The current short interest as a percentage of the float for Sears Holdings is very high at 17.3%. That means that out of the 50.34 million shares in the tradable float, 12.61 million shares are sold short by the bears. This stock sports a relatively low float and a high short interest. If this company can deliver the earnings news the bulls are looking for, then a large short-squeeze could develop post-earnings that sends the bears running to cover some of their trades.

From a technical perspective, Sears Holdings is currently trending below both its 50-day and 200-day moving averages, which is bearish. This stock has been uptrending a bit over the last few weeks, with shares moving higher off its low $19.82 to its recent high of $22.76 a share. During that uptrend, shares of Sears Holdings has been making mostly higher lows and higher highs, which is bullish technical price action. That move has now pushed this stock within range of triggering a big breakout trade post-earnings.

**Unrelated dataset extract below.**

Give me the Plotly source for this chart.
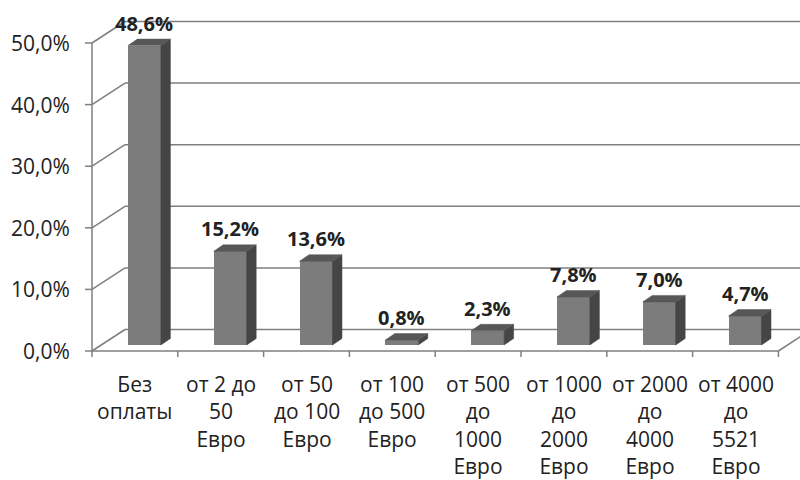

If you're in the bull camp on Sears Holdings, then I would wait until after its report and look for long-biased trades if this stock manages to break out above its 20-day moving average of $22.71 to $22.76 a share and then above its 50-day moving average of $23.72 a share with high volume. Look for volume on that move that registers near or above its three-month average action of 593,036 shares. If that breakout gets going post-earnings, then this stock will set up to re-test or possibly take out its next major overhead resistance levels at $25.24 to $26.38, or even $27 to $28.31 a share.

I would avoid Sears Holdings or look for short-biased trades if after earnings it fails to trigger that breakout, and then drops back below some key near-term support levels at $20 to $19.82 a share and then below its 52-week low of $19.08 a share with high volume. If we get that move, then this stock will set up to enter new 52-week-low territory below $19.08, which is bearish technical price action.

Disclosure: This article is commentary by an independent contributor. At the time of publication, the author held no positions in the stocks mentioned.